─── Collected data ───

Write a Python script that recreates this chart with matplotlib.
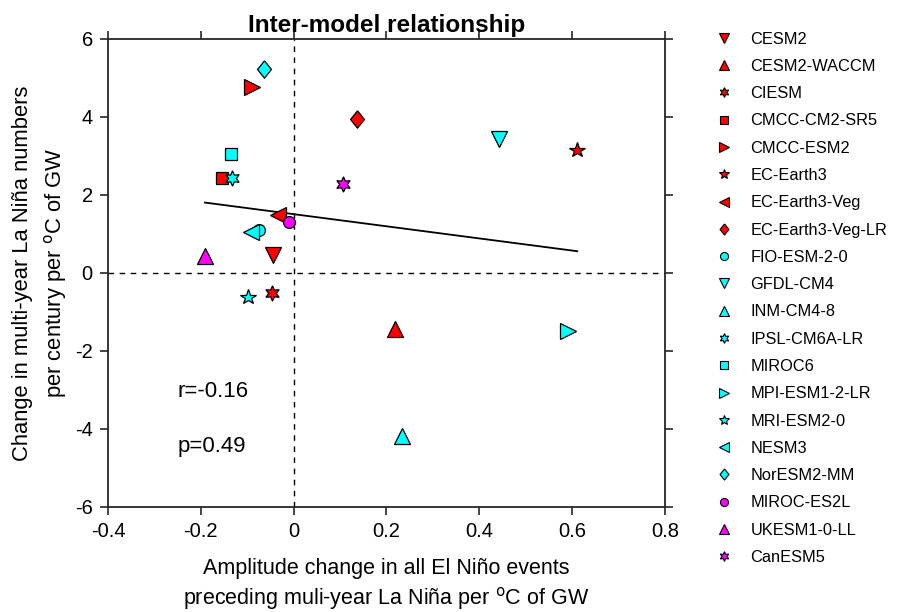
import numpy as np
import matplotlib
matplotlib.use('Agg')
import matplotlib.pyplot as plt
from matplotlib.lines import Line2D
from matplotlib.ticker import FuncFormatter

plt.rcParams['font.family'] = ['Liberation Sans', 'DejaVu Sans']

models = ['CESM2', 'CESM2-WACCM', 'CIESM', 'CMCC-CM2-SR5', 'CMCC-ESM2',
          'EC-Earth3', 'EC-Earth3-Veg', 'EC-Earth3-Veg-LR', 'FIO-ESM-2-0',
          'GFDL-CM4', 'INM-CM4-8', 'IPSL-CM6A-LR', 'MIROC6', 'MPI-ESM1-2-LR',
          'MRI-ESM2-0', 'NESM3', 'NorESM2-MM', 'MIROC-ES2L', 'UKESM1-0-LL', 'CanESM5']
amp_change = [-0.045, 0.218, -0.047, -0.155, -0.090, 0.611, -0.034, 0.137, -0.074,
              0.443, 0.234, -0.133, -0.135, 0.591, -0.098, -0.092, -0.064, -0.010,
              -0.191, 0.106]
lanina_change = [0.46, -1.44, -0.51, 2.44, 4.77, 3.15, 1.49, 3.95, 1.10,
                 3.44, -4.18, 2.43, 3.05, -1.49, -0.62, 1.05, 5.23, 1.31,
                 0.44, 2.27]
marker_keys = ['v', '^', 'hex', 's', '>', '*', '<', 'dia', 'o',
               'v', '^', 'hex', 's', '>', '*', '<', 'dia', 'o', '^', 'hex']
colors = ['red'] * 8 + ['cyan'] * 9 + ['magenta'] * 3
r_text = 'r=-0.16'
p_text = 'p=0.49'

# marker shape -> (matplotlib marker, size in plot, size in legend)
diamond = [(0, 1), (0.8, 0), (0, -1), (-0.8, 0), (0, 1)]
mk_style = {'v': ('v', 11.5, 6.5), '^': ('^', 11.5, 6.5), '>': ('>', 11.5, 6.5),
            '<': ('<', 11.5, 6.5), 's': ('s', 8, 5.5), 'o': ('o', 8.5, 5.8),
            '*': ('*', 11.5, 7.5), 'hex': ((6, 1, 0), 11, 7),
            'dia': (diamond, 12.5, 8)}

fig = plt.figure(figsize=(8.98, 6.12), dpi=100)
ax = fig.add_axes([0.1203, 0.1716, 0.6202, 0.7647])

ax.axhline(0, color='k', ls=(0, (4, 4)), lw=1.0)
ax.axvline(0, color='k', ls=(0, (4, 4)), lw=1.0)

handles = []
for name, xv, yv, key, c in zip(models, amp_change, lanina_change, marker_keys, colors):
    mk, ms, ms_leg = mk_style[key]
    ax.plot(xv, yv, ls='none', marker=mk, ms=ms, mfc=c,
            mec='k', mew=0.9, zorder=3)
    handles.append(Line2D([], [], ls='none', marker=mk, ms=ms_leg, mfc=c,
                          mec='k', mew=0.8, label=name))

# linear fit
xs = np.array(amp_change)
ys = np.array(lanina_change)
slope, icpt = np.polyfit(xs, ys, 1)
xl = np.array([xs.min(), xs.max()])
ax.plot(xl, slope * xl + icpt, color='k', lw=1.3, zorder=2)

ax.text(-0.25, -3.05, r_text, fontsize=16, va='center', ha='left')
ax.text(-0.25, -4.45, p_text, fontsize=16, va='center', ha='left')

ax.set_xlim(-0.4, 0.8)
ax.set_ylim(-6, 6)
ax.set_xticks(np.arange(-0.4, 0.81, 0.2))
ax.set_yticks(np.arange(-6, 7, 2))
ax.xaxis.set_major_formatter(FuncFormatter(lambda v, p: '%g' % round(v, 2)))
ax.yaxis.set_major_formatter(FuncFormatter(lambda v, p: '%g' % round(v, 2)))
ax.tick_params(direction='out', top=True, right=True, length=6, width=1.2,
               labelsize=14.5, pad=5, colors='#262626', labelcolor='k')
for s in ax.spines.values():
    s.set_linewidth(1.3)
    s.set_color('#262626')

ax.set_title('Inter-model relationship', fontsize=17.5, fontweight='bold', pad=5)
ax.set_xlabel('Amplitude change in all El Ni\u00f1o events\n'
              'preceding muli-year La Ni\u00f1a per $^{\\rm o}$C of GW',
              fontsize=15.5, linespacing=1.3, labelpad=12)
ax.set_ylabel('Change in multi-year La Ni\u00f1a numbers\n'
              'per century per $^{\\rm o}$C of GW', fontsize=15.8,
              linespacing=1.5, labelpad=4)

ax.legend(handles=handles, loc='upper left', bbox_to_anchor=(1.065, 1.03),
          frameon=False, fontsize=11.8, labelspacing=0.75, handletextpad=0.6,
          borderaxespad=0)

fig.savefig('out.png', dpi=100)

───

__The request__:
Take the listing above and print it exactly, apart from the pictures.

__Result of this task__:
Write a Python script that recreates this chart with matplotlib.
import numpy as np
import matplotlib
matplotlib.use('Agg')
import matplotlib.pyplot as plt
from matplotlib.lines import Line2D
from matplotlib.ticker import FuncFormatter

plt.rcParams['font.family'] = ['Liberation Sans', 'DejaVu Sans']

models = ['CESM2', 'CESM2-WACCM', 'CIESM', 'CMCC-CM2-SR5', 'CMCC-ESM2',
          'EC-Earth3', 'EC-Earth3-Veg', 'EC-Earth3-Veg-LR', 'FIO-ESM-2-0',
          'GFDL-CM4', 'INM-CM4-8', 'IPSL-CM6A-LR', 'MIROC6', 'MPI-ESM1-2-LR',
          'MRI-ESM2-0', 'NESM3', 'NorESM2-MM', 'MIROC-ES2L', 'UKESM1-0-LL', 'CanESM5']
amp_change = [-0.045, 0.218, -0.047, -0.155, -0.090, 0.611, -0.034, 0.137, -0.074,
              0.443, 0.234, -0.133, -0.135, 0.591, -0.098, -0.092, -0.064, -0.010,
              -0.191, 0.106]
lanina_change = [0.46, -1.44, -0.51, 2.44, 4.77, 3.15, 1.49, 3.95, 1.10,
                 3.44, -4.18, 2.43, 3.05, -1.49, -0.62, 1.05, 5.23, 1.31,
                 0.44, 2.27]
marker_keys = ['v', '^', 'hex', 's', '>', '*', '<', 'dia', 'o',
               'v', '^', 'hex', 's', '>', '*', '<', 'dia', 'o', '^', 'hex']
colors = ['red'] * 8 + ['cyan'] * 9 + ['magenta'] * 3
r_text = 'r=-0.16'
p_text = 'p=0.49'

# marker shape -> (matplotlib marker, size in plot, size in legend)
diamond = [(0, 1), (0.8, 0), (0, -1), (-0.8, 0), (0, 1)]
mk_style = {'v': ('v', 11.5, 6.5), '^': ('^', 11.5, 6.5), '>': ('>', 11.5, 6.5),
            '<': ('<', 11.5, 6.5), 's': ('s', 8, 5.5), 'o': ('o', 8.5, 5.8),
            '*': ('*', 11.5, 7.5), 'hex': ((6, 1, 0), 11, 7),
            'dia': (diamond, 12.5, 8)}

fig = plt.figure(figsize=(8.98, 6.12), dpi=100)
ax = fig.add_axes([0.1203, 0.1716, 0.6202, 0.7647])

ax.axhline(0, color='k', ls=(0, (4, 4)), lw=1.0)
ax.axvline(0, color='k', ls=(0, (4, 4)), lw=1.0)

handles = []
for name, xv, yv, key, c in zip(models, amp_change, lanina_change, marker_keys, colors):
    mk, ms, ms_leg = mk_style[key]
    ax.plot(xv, yv, ls='none', marker=mk, ms=ms, mfc=c,
            mec='k', mew=0.9, zorder=3)
    handles.append(Line2D([], [], ls='none', marker=mk, ms=ms_leg, mfc=c,
                          mec='k', mew=0.8, label=name))

# linear fit
xs = np.array(amp_change)
ys = np.array(lanina_change)
slope, icpt = np.polyfit(xs, ys, 1)
xl = np.array([xs.min(), xs.max()])
ax.plot(xl, slope * xl + icpt, color='k', lw=1.3, zorder=2)

ax.text(-0.25, -3.05, r_text, fontsize=16, va='center', ha='left')
ax.text(-0.25, -4.45, p_text, fontsize=16, va='center', ha='left')

ax.set_xlim(-0.4, 0.8)
ax.set_ylim(-6, 6)
ax.set_xticks(np.arange(-0.4, 0.81, 0.2))
ax.set_yticks(np.arange(-6, 7, 2))
ax.xaxis.set_major_formatter(FuncFormatter(lambda v, p: '%g' % round(v, 2)))
ax.yaxis.set_major_formatter(FuncFormatter(lambda v, p: '%g' % round(v, 2)))
ax.tick_params(direction='out', top=True, right=True, length=6, width=1.2,
               labelsize=14.5, pad=5, colors='#262626', labelcolor='k')
for s in ax.spines.values():
    s.set_linewidth(1.3)
    s.set_color('#262626')

ax.set_title('Inter-model relationship', fontsize=17.5, fontweight='bold', pad=5)
ax.set_xlabel('Amplitude change in all El Ni\u00f1o events\n'
              'preceding muli-year La Ni\u00f1a per $^{\\rm o}$C of GW',
              fontsize=15.5, linespacing=1.3, labelpad=12)
ax.set_ylabel('Change in multi-year La Ni\u00f1a numbers\n'
              'per century per $^{\\rm o}$C of GW', fontsize=15.8,
              linespacing=1.5, labelpad=4)

ax.legend(handles=handles, loc='upper left', bbox_to_anchor=(1.065, 1.03),
          frameon=False, fontsize=11.8, labelspacing=0.75, handletextpad=0.6,
          borderaxespad=0)

fig.savefig('out.png', dpi=100)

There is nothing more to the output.